"Core" PCE[1] inflation year over year eased from a recent high of 2.04% last July to 1.55% in March. This easing has made some market participants speculate that the US Federal Reserve will ease up on monetary policy. However, there’s more than one way to measure inflation.
Eliminating the noise
Headline PCE inflation measures price changes in all consumer goods and services. The Fed targets headline PCE inflation over the long term. In the near term, it tends to focus on core inflation, which excludes food and energy prices. Food and energy prices are connected to highly volatile commodity prices, which can cause headline PCE inflation to fluctuate wildly in short periods of time.
The Fed wants to discard the noise and get the true signal of inflation. Core PCE inflation strips away the noise from food and energy. According to this measure, everything else, then, is signal.
The problem is that sometimes food and energy prices behave well. And sometimes, there are flukes and outliers elsewhere in consumer prices. For example, last January, the price index of financial services saw a huge drop, probably related to the stock market slump in autumn 2018. Last March, the Bureau of Labor Statistics introduced new “big data” methods, which contributed to a record drop in apparel prices. Two years ago, Verizon’s aggressive promotional campaign led to a huge drop in cell phone service prices.
A different approach
Trimmed-mean inflation is another way to reduce the noise in inflation. The Dallas Fed has advanced this approach, which removes outliers from the inflation rate rather than always removing food and energy. The Dallas Fed staff takes raw PCE price data, computes a distribution of price changes, and removes the very high or very low inflation rates for individual components. The outliers are the noise. In my view, the trimmed-mean inflation rate gives us a true signal on inflation.

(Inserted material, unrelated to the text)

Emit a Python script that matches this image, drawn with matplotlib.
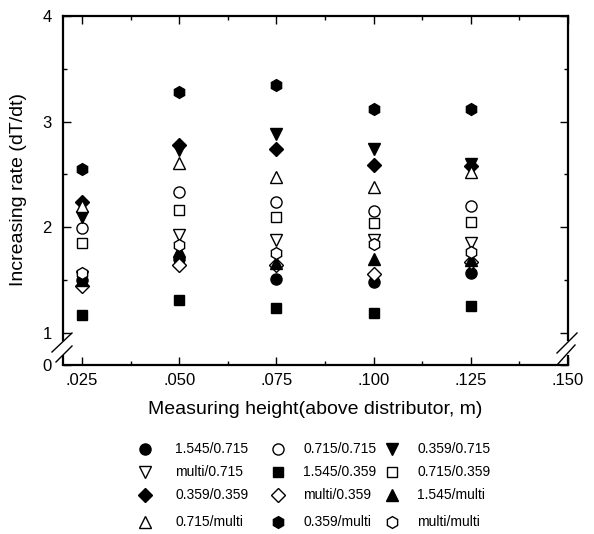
import numpy as np
import matplotlib
matplotlib.use('Agg')
import matplotlib.pyplot as plt
from matplotlib.lines import Line2D

plt.rcParams['font.family'] = ['Liberation Sans', 'DejaVu Sans']

# Measuring heights (m)
heights = [0.025, 0.050, 0.075, 0.100, 0.125]

# Increasing rate (dT/dt) for each condition
r_1545_0715 = [1.50, 1.70, 1.51, 1.48, 1.57]
r_0715_0715 = [1.99, 2.33, 2.24, 2.15, 2.20]
r_0359_0715 = [2.10, 2.73, 2.88, 2.74, 2.60]
r_multi_0715 = [1.53, 1.93, 1.88, 1.88, 1.85]
r_1545_0359 = [1.17, 1.31, 1.24, 1.19, 1.26]
r_0715_0359 = [1.85, 2.16, 2.10, 2.04, 2.05]
r_0359_0359 = [2.24, 2.78, 2.74, 2.59, 2.58]
r_multi_0359 = [1.44, 1.64, 1.64, 1.56, 1.67]
r_1545_multi = [1.50, 1.78, 1.66, 1.70, 1.69]
r_0715_multi = [2.20, 2.61, 2.48, 2.38, 2.52]
r_0359_multi = [2.55, 3.28, 3.35, 3.12, 3.12]
r_multi_multi = [1.57, 1.83, 1.76, 1.84, 1.77]

labels = ['1.545/0.715', '0.715/0.715', '0.359/0.715',
          'multi/0.715', '1.545/0.359', '0.715/0.359',
          '0.359/0.359', 'multi/0.359', '1.545/multi',
          '0.715/multi', '0.359/multi', 'multi/multi']
series = [r_1545_0715, r_0715_0715, r_0359_0715,
          r_multi_0715, r_1545_0359, r_0715_0359,
          r_0359_0359, r_multi_0359, r_1545_multi,
          r_0715_multi, r_0359_multi, r_multi_multi]
# (marker, filled, size)
styles = [('o', True, 8), ('o', False, 8), ('v', True, 8.5),
          ('v', False, 8.5), ('s', True, 7), ('s', False, 7),
          ('D', True, 7), ('D', False, 7), ('^', True, 8.5),
          ('^', False, 8.5), ('h', True, 8.5), ('h', False, 8.5)]

W, H = 594, 534
fig = plt.figure(figsize=(W / 100, H / 100), dpi=100)
ax = fig.add_axes([63 / W, 1 - 365 / H, 505 / W, 349 / H])

y_lo = 0.697
for vals, (m, filled, ms) in zip(series, styles):
    ax.plot(heights, vals, linestyle='none', marker=m, markersize=ms,
            markerfacecolor='black' if filled else 'white',
            markeredgecolor='black', markeredgewidth=1.0, clip_on=False)

ax.set_xlim(0.0201, 0.150)
ax.set_ylim(y_lo, 4.0)

ax.set_xticks([0.025, 0.050, 0.075, 0.100, 0.125, 0.150])
ax.set_xticklabels(['.025', '.050', '.075', '.100', '.125', '.150'])
ax.set_xticks([0.0375, 0.0625, 0.0875, 0.1125, 0.1375], minor=True)
ax.set_yticks([y_lo, 1, 2, 3, 4])
ax.set_yticklabels(['0', '1', '2', '3', '4'])
ax.set_yticks([1.5, 2.5, 3.5], minor=True)
ax.tick_params(which='both', direction='in', top=True, right=True,
               labelsize=12, width=1.0)
ax.tick_params(which='major', length=6)
ax.tick_params(which='minor', length=3)
ax.tick_params(axis='y', pad=8)
ax.tick_params(axis='x', pad=6)

for s in ax.spines.values():
    s.set_linewidth(1.6)
# broken y axis between 0 and 1
y_top_break = 0.934
y_bot_break = 0.79
ax.spines['left'].set_bounds(y_top_break, 4.0)
ax.spines['right'].set_bounds(y_top_break, 4.0)
for xa in (0, 1):
    ax.plot([xa, xa], [y_lo, y_bot_break], transform=ax.get_yaxis_transform(),
            color='black', lw=1.6, clip_on=False, solid_capstyle='butt')


def px(x, y):
    return x / W, 1 - y / H


for (x0, y0, x1, y1) in [(52, 352, 72, 333), (56, 362, 72, 346),
                         (557, 353, 577, 333), (557, 365, 575, 345)]:
    a, b = px(x0, y0)
    c, d = px(x1, y1)
    fig.add_artist(Line2D([a, c], [b, d], color='black', lw=1.0))

fig.text(19 / W, 1 - 190 / H, 'Increasing rate (dT/dt)', rotation=90,
         ha='center', va='center', fontsize=14)
fig.text(315 / W, 1 - 410 / H, 'Measuring height(above distributor, m)',
         ha='center', va='center', fontsize=14)

# legend, 4 rows x 3 columns
row_y = [449, 472, 495, 522]
mark_x = [145, 278, 392]
text_x = [175, 303, 417]
for i, (lab, (m, filled, ms)) in enumerate(zip(labels, styles)):
    r, c = divmod(i, 3)
    a, b = px(mark_x[c], row_y[r])
    fig.add_artist(Line2D([a], [b], linestyle='none', marker=m, markersize=ms,
                          markerfacecolor='black' if filled else 'white',
                          markeredgecolor='black', markeredgewidth=1.0))
    a, b = px(text_x[c], row_y[r])
    fig.text(a, b, lab, ha='left', va='center', fontsize=10)

fig.savefig('out.png', dpi=100)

The chart below shows the year-over-year inflation rate of the trimmed-mean PCE price index. Last July, this measure was 2.03%. In March, it was 1.96%. So, in contrast to core PCE inflation, trimmed-mean PCE inflation shows no significant decline in the inflation rate from July 2018 to March 2019. In fact, it has been in the 1.9% to 2.0% range in each of the past 11 months.
The year-over-year core PCE and trimmed-mean PCE inflation rates show a 71% correlation, which is good, but by no means perfect. When comparing the two, you can see that the core inflation measure can be far more volatile than the trimmed-mean inflation measure.
The Fed is unlikely to panic
Notably, the average (both mean and median) of the trimmed-mean inflation rate over the past 20 years is 2.0%, which is the Fed's target. The Fed is very aware of the trimmed-mean PCE inflation rate. Maybe the Fed has implicitly been targeting the trimmed-mean inflation rate all this time, without saying so. Either way, I do not think the recent noise in core PCE inflation data is going to cause the Fed to panic.
[1] Personal consumption expenditures (PCE), or the PCE Index, measures price changes in consumer goods and services. Expenditures included in the index are actual US household expenditures.